Wednesday, November 25, 2009

Nation & World

The Center May Not Hold for NCLB

By Elizabeth Weiss Green
Posted 3/16/07
Page 2 of 2

The intensity threatens to break an already tenuous consensus. Since 2001, conservatives have opposed the law's federal intrusion, and liberals have been wary of its reliance on testing.

The law's unusual coalition of supporters, led by Bush on the right and Sen. Edward Kennedy on the left, was able to forge a compromise despite the disagreements. They persuaded conservatives to let go of party favorites like private-school vouchers, while liberals had to concede to the testing and funding levels, which some saw as inadequate. But as yesterday's bills suggest, compromise will be much harder this time around.

"It brings us back to the timeless question," says Andrew Rotherham, codirector of Education Sector, a think tank. "Will the center hold?"

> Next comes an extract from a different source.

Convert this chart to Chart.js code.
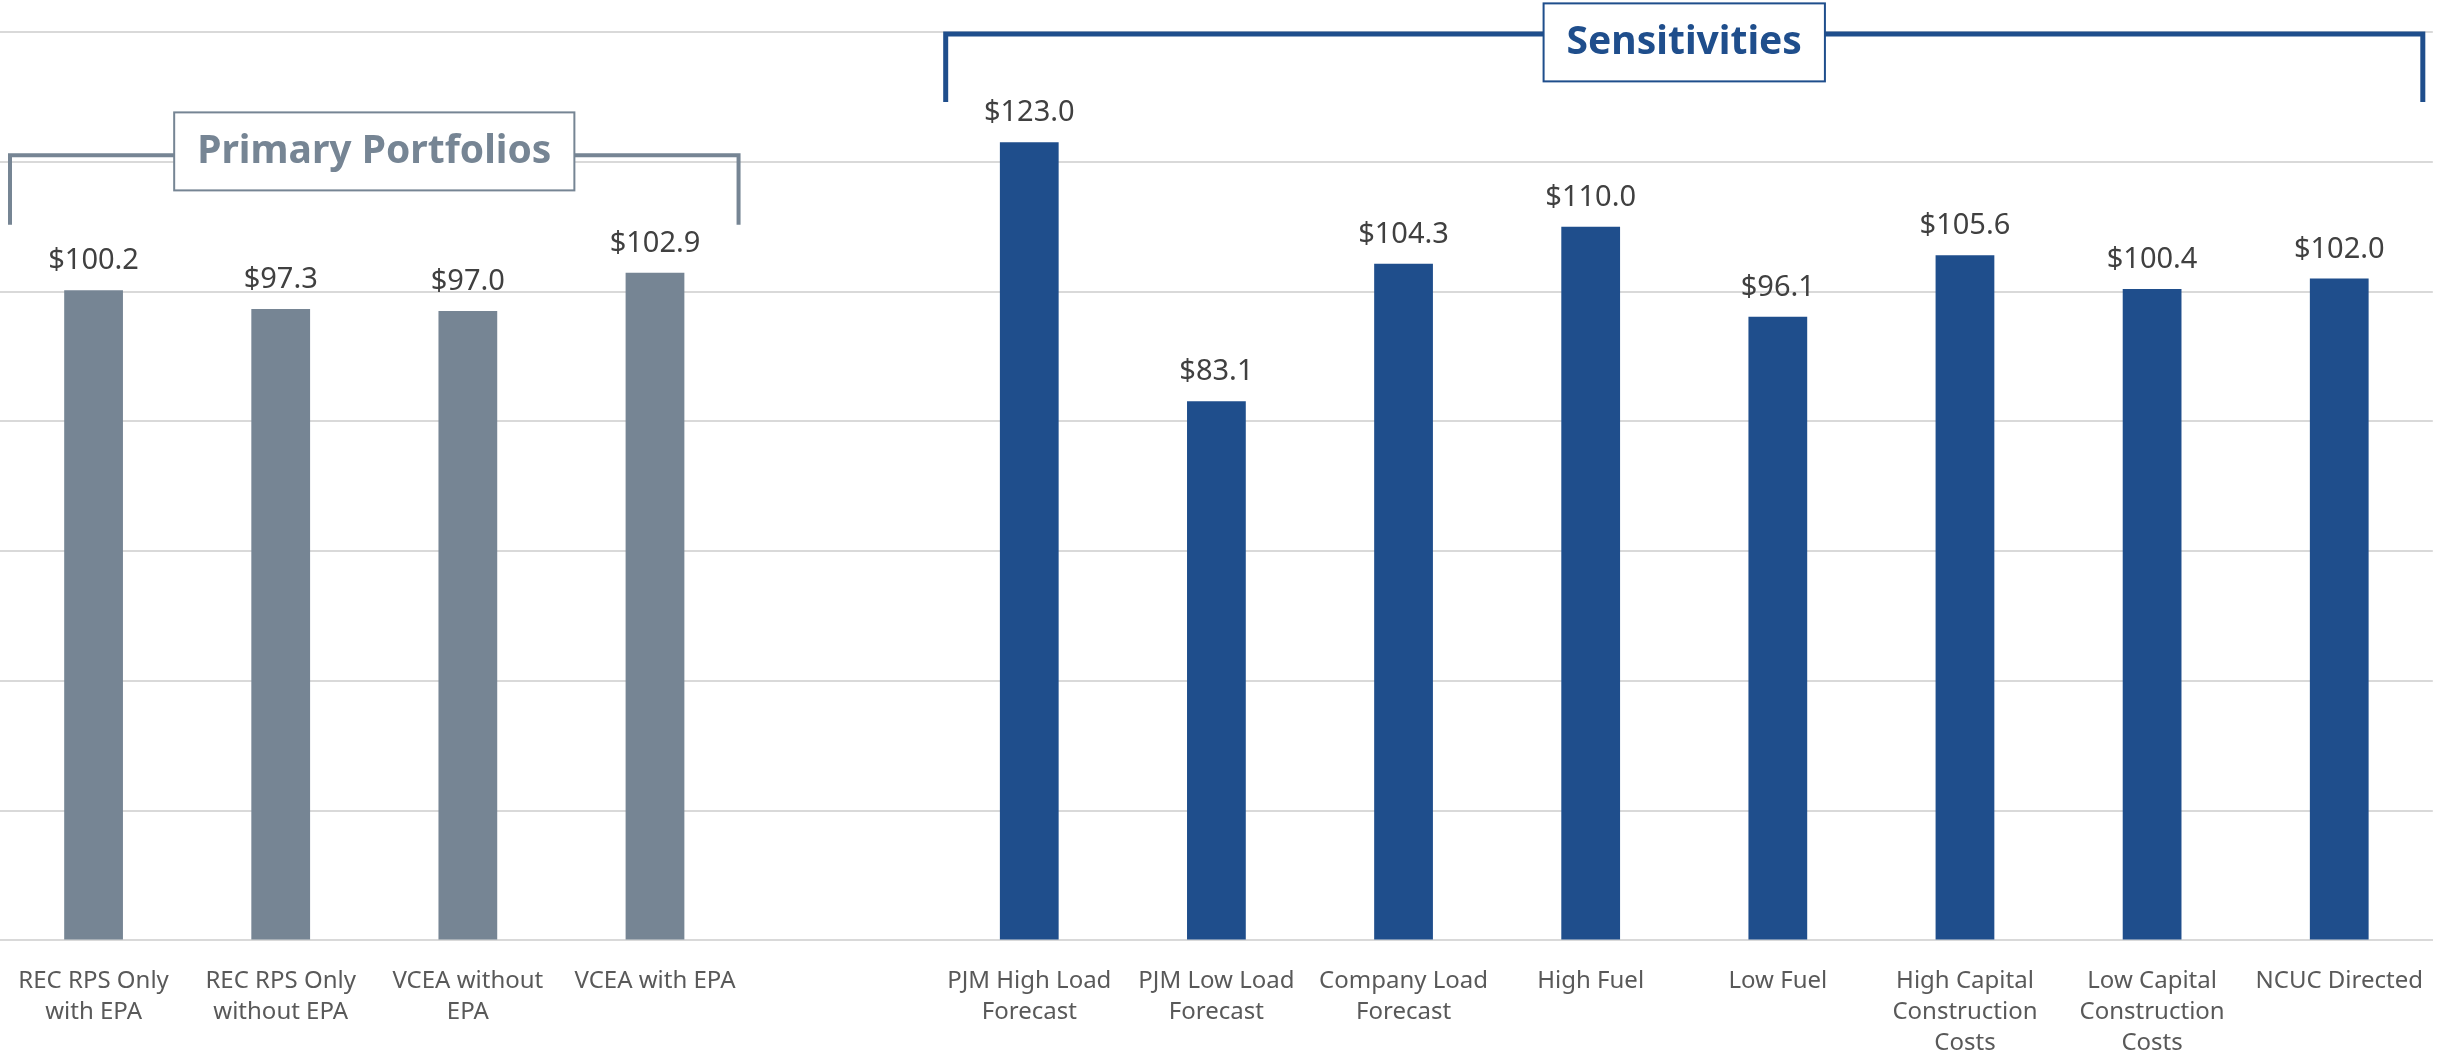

Yesterday's concessions have become today's stubborn demands for reform. Some Republicans, like Rep. Peter Hoekstra of Michigan, want to hand control of education back to the states and add in private-school vouchers, opportunities to send kids in low-performing public schools to private school on the federal government's dime. Should Congress continue with NCLB, Hoekstra said yesterday in introducing new legislation, "we will soon have federal government schools."

Democrats, meanwhile, have focused their complaints once again on funding and testing. Sen. Christopher Dodd, with the strong support of the National Education Association, is now working on a bill that would inject significant flexibility into the law, probably at the cost of the strict accountability definitions the Bush administration and the Senate's Democratic leadership support. Nine Democratic senators joined Feingold in his letter last month, outlining concerns about insufficient funding and excessive mandates.

"We have concluded," they wrote, "that the testing mandates of No Child Left Behind in their current form are unsustainable and must be overhauled significantly during the reauthorization process beginning this year."

As opposition mounted yesterday, though, the Bush administration and leading House Republicans insisted reauthorization remained a possibility. Asked whether Bush was worried about eroding support for the law, White House press secretary Tony Snow replied simply, "No." Dave Schnittger, deputy chief of staff for House Minority Leader Rep. John Boehner, affirmed that. "Republicans are united," he said.

But Boehner has also declined to criticize Hoekstra's bill, and Schnittger pointed out that the leader had supported similar legislation in 2001. Ultimately, the vouchers pitch did not make it into the law.

But, said Schnittger, "with the law coming up for reauthorization, we're getting another bite at the apple. We're going to have the fight, we're going to make our arguments–and we'll see what emerges from the process."